Since we have a set of results, we can plot them to see the model trajectories over time. We will plot using base R graphics to demonstrate.
# Plot model states overtime with base R
cols <- c("#0066CC", "#CCCC00", "#DC143C")
matplot(y[, 1], y[, -1], type = "l", lty = 1, col = cols,
xlab = "time", ylab = "S, I, R")
Now, let’s explore the sensitivity of the model to variations in the beta parameter by looking at its effect on the number of infected individuals
sims <- 20
# Create a vector of 20 values with -/+ 20% around the initial value of beta
beta <- seq(4 * 0.8, 4 * 1.2, length.out = sims)
There are many ways of iterating over this vector of values and collecting the results. Here, we will define a function f
that takes a beta value and returns the number of infected individuals over time:
f <- function(beta) {
mod <- sir(beta = beta)
mod$run(t)[, "I"]
}
(note that for this case, the values t
and sir
here are found in the “Global environment” - i.e., the values that you have already saved in your R session. For more information on this programming style see the functional programming chapter in Advanced R)
output <- sapply(beta, f)
This output can be plotted with base R
matplot(output, type = "l", col = cols[2], lty = 1, xlab = "Time", ylab = "I")

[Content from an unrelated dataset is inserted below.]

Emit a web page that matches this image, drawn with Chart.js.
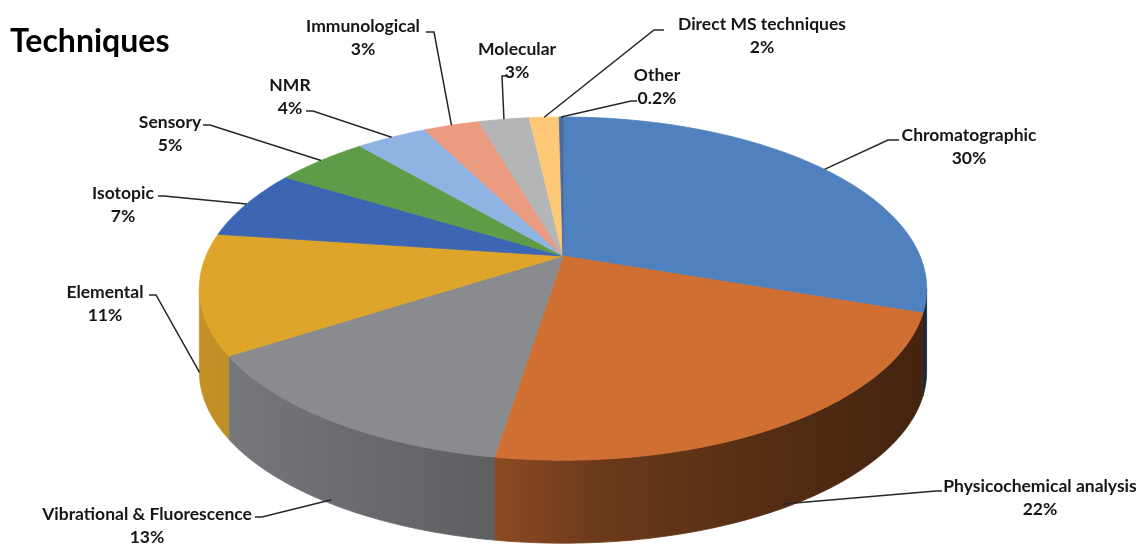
<!DOCTYPE html>
<html><head><meta charset="utf-8">
<script src="https://cdn.jsdelivr.net/npm/chart.js@4/dist/chart.umd.min.js"></script>
<style>html,body{margin:0;padding:0;background:#fff}#wrap{width:1143px;height:544px;position:relative}</style>
</head><body><div id="wrap"><canvas id="c" width="1143" height="544"></canvas></div>
<script>
// ---- data (slice sizes; labels are the printed rounded shares) ----
const categories = ['Chromatographic','Physicochemical analysis','Vibrational & Fluorescence','Elemental','Isotopic','Sensory','NMR','Immunological','Molecular','Direct MS techniques','Other'];
const shares = [30.3,22.3,13.4,11.3,6.6,5.0,3.8,3.0,2.7,1.6,0.2];
const shareLabels = ['30%','22%','13%','11%','7%','5%','4%','3%','3%','2%','0.2%'];

// ---- styles / layout ----
const sliceColors = ['#4e81bd','#d06f32','#898b8f','#dfa52b','#3b66b4','#5e9c48','#8fb4e3','#eb9b7f','#b4b5b7','#fec977','#4a6aa0'];
const labelLayout = [
  {x:969, y:135, ex:888, ey:140, hx:899},
  {x:1040,y:486, ex:936, ey:491, hx:942},
  {x:147, y:514, ex:262, ey:517, hx:255},
  {x:105, y:292, ex:156, ey:295, hx:149},
  {x:123, y:193, ex:164, ey:196, hx:158},
  {x:170, y:122, ex:210, ey:125, hx:203},
  {x:290, y:85,  ex:313, ey:111, hx:306},
  {x:363, y:26,  ex:434, ey:32,  hx:426},
  {x:517, y:49,  ex:502, ey:76,  hx:507},
  {x:762, y:24,  ex:654, ey:30,  hx:664},
  {x:657, y:75,  ex:631, ey:101, hx:637}
];
const G = {CX:563, CY:256, A:357, B:165.4, K:0.19, D:83};
const LABEL_FONT = 'bold 17.5px Lato';

function project(t, dy){
  const u = Math.cos(t), v = Math.sin(t);
  const w = 1 - G.K*v;
  return [G.CX + G.A*u/w, G.CY + G.B*v/w + (dy||0)];
}
function shade(hex, f){
  const n = parseInt(hex.slice(1),16);
  const r = Math.round(((n>>16)&255)*f), g = Math.round(((n>>8)&255)*f), b = Math.round((n&255)*f);
  return 'rgb('+r+','+g+','+b+')';
}
const sideStops = [[0,0.88],[0.4,0.68],[0.55,0.52],[0.8,0.4],[1,0.32]];

const pie3d = {
  id:'pie3d',
  beforeDatasetsDraw(chart){
    const ctx = chart.ctx;
    const arcs = chart.getDatasetMeta(0).data;
    const t1 = Math.asin(G.K), t2 = Math.PI - t1;
    const xl = G.CX - G.A/Math.sqrt(1-G.K*G.K), xr = G.CX + G.A/Math.sqrt(1-G.K*G.K);
    ctx.save();
    // side walls
    arcs.forEach((arc, i) => {
      const a = Math.max(arc.startAngle, t1), b = Math.min(arc.endAngle, t2);
      if (b <= a) return;
      const n = Math.max(4, Math.ceil((b-a)*80));
      ctx.beginPath();
      for (let k=0;k<=n;k++){ const p = project(a+(b-a)*k/n, 0); k?ctx.lineTo(p[0],p[1]):ctx.moveTo(p[0],p[1]); }
      for (let k=n;k>=0;k--){ const p = project(a+(b-a)*k/n, G.D); ctx.lineTo(p[0],p[1]); }
      ctx.closePath();
      const gr = ctx.createLinearGradient(xl,0,xr,0);
      sideStops.forEach(s => gr.addColorStop(s[0], shade(sliceColors[i], s[1])));
      ctx.fillStyle = gr; ctx.strokeStyle = gr; ctx.lineWidth = 0.8;
      ctx.fill(); ctx.stroke();
    });
    // top faces
    arcs.forEach((arc, i) => {
      const a = arc.startAngle, b = arc.endAngle;
      const n = Math.max(2, Math.ceil((b-a)*80));
      ctx.beginPath();
      ctx.moveTo(G.CX, G.CY);
      for (let k=0;k<=n;k++){ const p = project(a+(b-a)*k/n, 0); ctx.lineTo(p[0],p[1]); }
      ctx.closePath();
      ctx.fillStyle = sliceColors[i]; ctx.strokeStyle = sliceColors[i]; ctx.lineWidth = 0.8;
      ctx.fill(); ctx.stroke();
    });
    ctx.restore();
    return false;
  },
  afterDraw(chart){
    const ctx = chart.ctx;
    const arcs = chart.getDatasetMeta(0).data;
    ctx.save();
    arcs.forEach((arc, i) => {
      const L = labelLayout[i];
      const mid = (arc.startAngle + arc.endAngle)/2;
      const onSide = Math.sin(mid) > G.K;
      const p = project(mid, onSide ? G.D*0.95 : 0);
      ctx.beginPath();
      ctx.moveTo(p[0], p[1]);
      ctx.lineTo(L.ex, L.ey);
      ctx.lineTo(L.hx, L.ey);
      ctx.strokeStyle = '#262626'; ctx.lineWidth = 1.5;
      ctx.stroke();
      ctx.fillStyle = '#161616';
      ctx.font = LABEL_FONT;
      ctx.textAlign = 'center'; ctx.textBaseline = 'middle';
      ctx.fillText(chart.data.labels[i], L.x, L.y);
      ctx.fillText(shareLabels[i], L.x, L.y + 23);
    });
    ctx.restore();
  }
};

new Chart(document.getElementById('c'), {
  type:'pie',
  data:{labels:categories, datasets:[{data:shares, backgroundColor:sliceColors, borderWidth:0}]},
  options:{
    responsive:false, animation:false, devicePixelRatio:1,
    layout:{padding:{left:10}},
    events:[],
    plugins:{
      legend:{display:false}, tooltip:{enabled:false},
      title:{display:true, text:'Techniques', align:'start', color:'#000',
        font:{family:'Lato', size:32, weight:'bold'}, padding:{top:22,bottom:0}}
    }
  },
  plugins:[pie3d]
});
</script></body></html>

In this document, we have demomstrated plotting the outputs in base R. However plotting can also be done in any framework of your choice. For example, ggplot2
is popular for it’s flexibility.
We have managed to replicate our results using R.
As you could see, the short course interface was dealing with many details in the background that were hidden from view. Even if the transition to R brings added complexity, it also brings many possibilities. Hopefully this document was a useful starting point.